What's your writing method? Do you plot everything out before you start, like you did with your essays at college? Or do you just start writing? Myself, I just start writing and then plan as I go. In this guest post, Sheldon Townsend discusses ways of writing from a practical point of view.
Writing Methods | Start Pedalling
There are, in my opinion, two opposite extremes of writing methods. These are generally called "panters" and "plotters" but even that doesn't capture the range of writing methods. There are people who just write and write well. I have a successful author friend who tells me that she is as surprised by the ending of her novels as her readers are. I know of people who outline every plot point, even every paragraph, and the writing is just filling in details. Myself, I liken the way I write a novel to a road trip: I know where I’m starting, I have a good idea of where I want to go and how to get there but while I'm on the way I don't get upset if I end up taking a detour that may or may not lead to my original destination. For instance, I once made a typo, liked how it twisted the story, and kept it.

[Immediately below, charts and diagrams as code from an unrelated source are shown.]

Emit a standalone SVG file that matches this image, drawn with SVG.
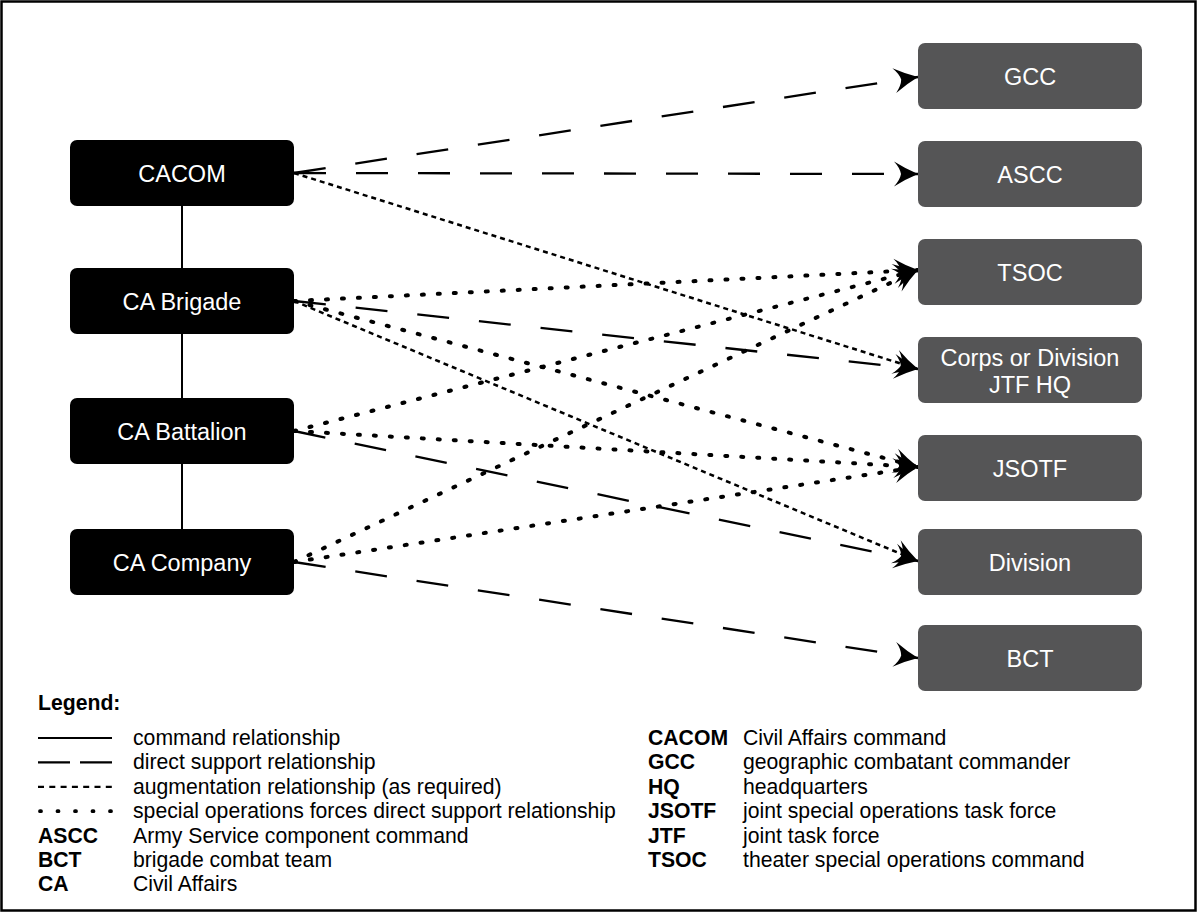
<svg xmlns="http://www.w3.org/2000/svg" width="1197" height="912" viewBox="0 0 1197 912">
<defs>
<style>
.frame{fill:#fff;stroke:#000;stroke-width:2.5}
.lnode{fill:#000}
.rnode{fill:#555556}
.nt{font-family:"Liberation Sans",Arial,sans-serif;font-size:23.5px;fill:#fff;text-anchor:middle}
.cmd{stroke:#000;stroke-width:2;fill:none}
.ds{stroke:#000;stroke-width:2.3;fill:none;stroke-dasharray:32 30}
.aug{stroke:#000;stroke-width:2.5;fill:none;stroke-dasharray:5 4}
.sof{stroke:#000;stroke-width:4;fill:none;stroke-dasharray:2 14;stroke-linecap:round}
.lg{font-family:"Liberation Sans",Arial,sans-serif;font-size:21.2px;fill:#000}
.lb{font-family:"Liberation Sans",Arial,sans-serif;font-size:21.2px;font-weight:bold;fill:#000}
</style>
<marker id="arr" markerUnits="userSpaceOnUse" markerWidth="28" markerHeight="28" viewBox="-26 -14 28 28" refX="0" refY="0" orient="auto">
<path d="M0,0 Q-12,-5 -24,-12.5 Q-18,-6 -17,0 Q-18,6 -24,12.5 Q-12,5 0,0 Z" fill="#000"/>
</marker>
</defs>
<rect class="frame" x="1.5" y="1.5" width="1194" height="909"/>

<g id="connectors">
<line class="cmd" x1="182" y1="206" x2="182" y2="268"/>
<line class="cmd" x1="182" y1="334" x2="182" y2="398"/>
<line class="cmd" x1="182" y1="464" x2="182" y2="529"/>
<line class="ds" x1="294" y1="173" x2="918" y2="77" marker-end="url(#arr)"/>
<line class="ds" x1="294" y1="173" x2="918" y2="174" marker-end="url(#arr)"/>
<line class="aug" x1="294" y1="173" x2="918" y2="369" marker-end="url(#arr)"/>
<line class="sof" x1="294" y1="301" x2="918" y2="270" marker-end="url(#arr)"/>
<line class="ds" x1="294" y1="301" x2="918" y2="369" marker-end="url(#arr)"/>
<line class="sof" x1="294" y1="301" x2="918" y2="467" marker-end="url(#arr)"/>
<line class="aug" x1="294" y1="301" x2="918" y2="561" marker-end="url(#arr)"/>
<line class="sof" x1="294" y1="431" x2="918" y2="270" marker-end="url(#arr)"/>
<line class="sof" x1="294" y1="431" x2="918" y2="467" marker-end="url(#arr)"/>
<line class="ds" x1="294" y1="431" x2="918" y2="561" marker-end="url(#arr)"/>
<line class="sof" x1="294" y1="562" x2="918" y2="270" marker-end="url(#arr)"/>
<line class="sof" x1="294" y1="562" x2="918" y2="467" marker-end="url(#arr)"/>
<line class="ds" x1="294" y1="562" x2="918" y2="658" marker-end="url(#arr)"/>
</g>

<g id="cacom"><rect class="lnode" x="70" y="140" width="224" height="66" rx="7"/><text class="nt" x="182" y="181.5">CACOM</text></g>
<g id="ca-brigade"><rect class="lnode" x="70" y="268" width="224" height="66" rx="7"/><text class="nt" x="182" y="309.5">CA Brigade</text></g>
<g id="ca-battalion"><rect class="lnode" x="70" y="398" width="224" height="66" rx="7"/><text class="nt" x="182" y="439.5">CA Battalion</text></g>
<g id="ca-company"><rect class="lnode" x="70" y="529" width="224" height="66" rx="7"/><text class="nt" x="182" y="570.5">CA Company</text></g>

<g id="gcc"><rect class="rnode" x="918" y="43" width="224" height="66" rx="7"/><text class="nt" x="1030" y="84.5">GCC</text></g>
<g id="ascc"><rect class="rnode" x="918" y="141" width="224" height="66" rx="7"/><text class="nt" x="1030" y="182.5">ASCC</text></g>
<g id="tsoc"><rect class="rnode" x="918" y="239" width="224" height="66" rx="7"/><text class="nt" x="1030" y="280.5">TSOC</text></g>
<g id="corps"><rect class="rnode" x="918" y="337" width="224" height="66" rx="7"/><text class="nt" x="1030" y="365.5">Corps or Division</text><text class="nt" x="1030" y="392.5">JTF HQ</text></g>
<g id="jsotf"><rect class="rnode" x="918" y="435" width="224" height="66" rx="7"/><text class="nt" x="1030" y="476.5">JSOTF</text></g>
<g id="division"><rect class="rnode" x="918" y="529" width="224" height="66" rx="7"/><text class="nt" x="1030" y="570.5">Division</text></g>
<g id="bct"><rect class="rnode" x="918" y="625" width="224" height="66" rx="7"/><text class="nt" x="1030" y="666.5">BCT</text></g>

<g id="legend">
<text class="lb" x="38" y="710">Legend:</text>
<line class="cmd" x1="38" y1="738" x2="112" y2="738"/>
<line x1="38" y1="762.4" x2="112" y2="762.4" stroke="#000" stroke-width="2.2" stroke-dasharray="32 10"/>
<line x1="38" y1="786.8" x2="112" y2="786.8" stroke="#000" stroke-width="2.2" stroke-dasharray="6 5.3"/>
<line x1="40" y1="811.2" x2="112" y2="811.2" stroke="#000" stroke-width="3.8" stroke-dasharray="1 16.5" stroke-linecap="round"/>
<text class="lg" x="133" y="745">command relationship</text>
<text class="lg" x="133" y="769.4">direct support relationship</text>
<text class="lg" x="133" y="793.8">augmentation relationship (as required)</text>
<text class="lg" x="133" y="818.2">special operations forces direct support relationship</text>
<text class="lb" x="38" y="842.6">ASCC</text><text class="lg" x="133" y="842.6">Army Service component command</text>
<text class="lb" x="38" y="867">BCT</text><text class="lg" x="133" y="867">brigade combat team</text>
<text class="lb" x="38" y="891.4">CA</text><text class="lg" x="133" y="891.4">Civil Affairs</text>
<text class="lb" x="648" y="745">CACOM</text><text class="lg" x="743" y="745">Civil Affairs command</text>
<text class="lb" x="648" y="769.4">GCC</text><text class="lg" x="743" y="769.4">geographic combatant commander</text>
<text class="lb" x="648" y="793.8">HQ</text><text class="lg" x="743" y="793.8">headquarters</text>
<text class="lb" x="648" y="818.2">JSOTF</text><text class="lg" x="743" y="818.2">joint special operations task force</text>
<text class="lb" x="648" y="842.6">JTF</text><text class="lg" x="743" y="842.6">joint task force</text>
<text class="lb" x="648" y="867">TSOC</text><text class="lg" x="743" y="867">theater special operations command</text>
</g>
</svg>
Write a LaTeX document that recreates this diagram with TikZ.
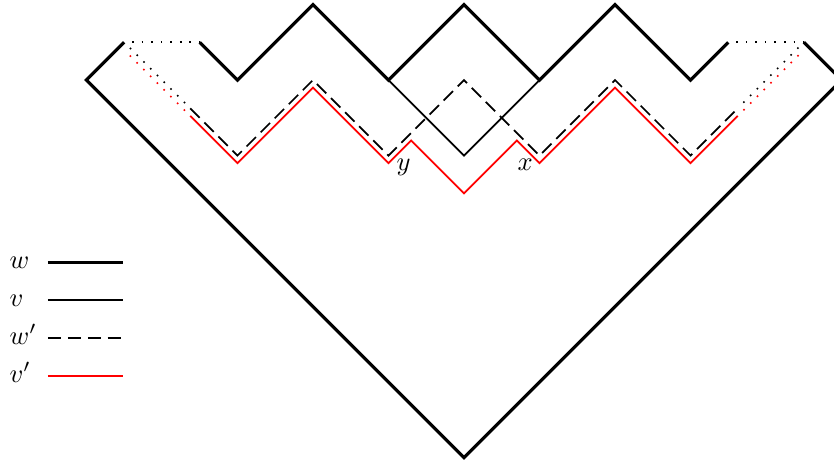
\documentclass[tikz,border=0pt]{standalone}
\usepackage{amsmath}
\usetikzlibrary{calc}
\definecolor{pathred}{RGB}{255,0,0}

\begin{document}
\begin{tikzpicture}[x=0.5cm, y=0.5cm,
  every node/.style={font=\normalsize, inner sep=0pt},
  wline/.style={line width=1.2pt},
  vline/.style={line width=0.65pt},
  wpline/.style={line width=0.65pt, dash pattern=on 5pt off 2.5pt},
  vpline/.style={line width=0.65pt, pathred},
  dotline/.style={line width=0.6pt, dash pattern=on 0.6pt off 3pt, dash phase=0.6pt}]
\useasboundingbox (-12.29,-0.04) rectangle (9.80,12.12);
\clip (-12.29,-0.04) rectangle (9.80,12.12);
% w
\draw[wline] (-9,11) -- (-10,10) -- (0,0) -- (10,10) -- (9,11);
\draw[dotline] (-9,11) -- (-7,11);
\draw[wline] (-7,11) -- (-6,10) -- (-4,12) -- (-2,10) -- (0,12) -- (2,10) -- (4,12) -- (6,10) -- (7,11);
\draw[dotline] (7,11) -- (9,11);
% v
\draw[vline] (-2,10) -- (0,8) -- (2,10);
% w'
\draw[dotline] (-9,11) -- (-7.25,9.25);
\draw[wpline] (-7.25,9.25) -- (-6,8) -- (-4,10) -- (-2,8) -- (0,10) -- (2,8) -- (4,10) -- (6,8) -- (7.25,9.25);
\draw[dotline] (7.25,9.25) -- (9,11);
% v'
\draw[dotline, pathred] (-9,10.8) -- (-7.25,9.05);
\draw[vpline] (-7.25,9.05) -- (-6,7.8) -- (-4,9.8) -- (-2,7.8) -- (-1.4,8.4) -- (0,7) -- (1.4,8.4) -- (2,7.8) -- (4,9.8) -- (6,7.8) -- (7.25,9.05);
\draw[dotline, pathred] (7.25,9.05) -- (9,10.8);
% labels
\node (ylab) at (-1.6,7.7) {$y$};
\node (xlab) at (1.62,7.75) {$x$};
% legend
\node[anchor=base west] (lw) at (-12.05,5.0) {$w$};
\node[anchor=base west] (lv) at (-12.05,4.0) {$v$};
\node[anchor=base west] (lwp) at (-12.05,3.0) {$w'$};
\node[anchor=base west] (lvp) at (-12.05,2.0) {$v'$};
\draw[wline] (-11.02,5.17) -- (-9.03,5.17);
\draw[vline] (-11.02,4.17) -- (-9.03,4.17);
\draw[wpline] (-11.02,3.17) -- (-9.03,3.17);
\draw[vpline] (-11.02,2.17) -- (-9.03,2.17);
\end{tikzpicture}
\end{document}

The point is, there are as many different ways to write as there are writers. I would have a hard time teaching a writing class because, while I know and use a few techniques to improve my writing, I have no idea how to plot out a novel in advance or use tropes or writing prompts. Another writer friend of mine gave me a spreadsheet where you put in the number of words you are aiming for and it tells you when to put in each plot point. I don't write that way. I probably could if I had to but people don't seem to mind my semi-pantser style.
Packing In the Action
I write fantasy and science fiction thrillers and a lot of my reviews call my books "action-packed." They sure don't feel that way when I'm writing them but I will admit, I write the boring parts just to get to the fun-to-write and fun-to-read parts (and, actually, I hope there are no boring parts). But to explain to another person how I do it is sort of like explaining how to ride a bicycle: put your feet on the pedals and pedal for all you're worth. I don't say, "Oh, it's been 10,000 words since the last action scene, I need an action scene." The signposts along the way of my road trip are usually the action scenes I have in mind for a book. Then I just write to get my protagonist to that scene. But sometimes an action scene will just pop up as I'm writing when I decide, "This would make a great action scene if . . ."
I'm trained as an engineer so the following is a bit of an engineer being OCD: My last novel, Book of Death, is 81,552 words long. The gaps between the actions scenes average just over 7,000 words. The longest gap is just over 12,000 words; the shortest gap is around 3,200 words. As you can see, it's pretty random because I don't plan ahead how many words between each action scene. My only hard and fast rules are: 1) have an action scene early in the book and preferably in the first chapter and 2) have the biggest and best action scene near the end of the book (i.e., the climax).
What do I write during those gaps? I introduce characters, introduce my worlds, add tension, add more tension, and get my character to the next place he needs to be as interestingly as possible. And did I mention adding tension.
I have no idea why I make some of the decisions I do. I think I tend to write the things that interest me. Long detailed descriptions of, say, a room, don't interest me. I'll fill in enough information to give the reader a sense of being there, but I won't spend 500 words describing the wallpaper. In my as-of-yet unpublished sequel to Book of Death (called Gods of Strife), I spent 2,025 words flying my protagonist from Tehran, Iran to New Orleans. Why didn't I just say, "I flew from Tehran to New Orleans" (the novel is written in first-person)? Because the flight, on a military jet that had to stop twice to re-fuel, interested me.
Which sort of brings me to my bottom line. I started talking about writing styles and how I write. But I write books that I want to read. And I would want to read 2,000 words on a military flight. And I think that is the key to being a good writer: love what you write. I tried to write a novel in a genre I have never written in and have never read (I did do some reading to prepare to write it). And the novel turned out not very good. Because it wasn't what I loved. When I write well is when I write what I love (fantasy and science fiction thrillers).
So don't ask me how to write. I'll just tell you to go write and figure out your own style. Yes, there are tools, tips, tricks, techniques (I have my own five rules of writing) but you have to figure out how you are going to write. You may be a highly detailed plotter or you may be a come-what-may pantser. And if you try being a pantser and you don't write marketable stuff, you might look into being a plotter. But you won't learn that until you write, just like you won't learn to ride a bike until you start to pedal.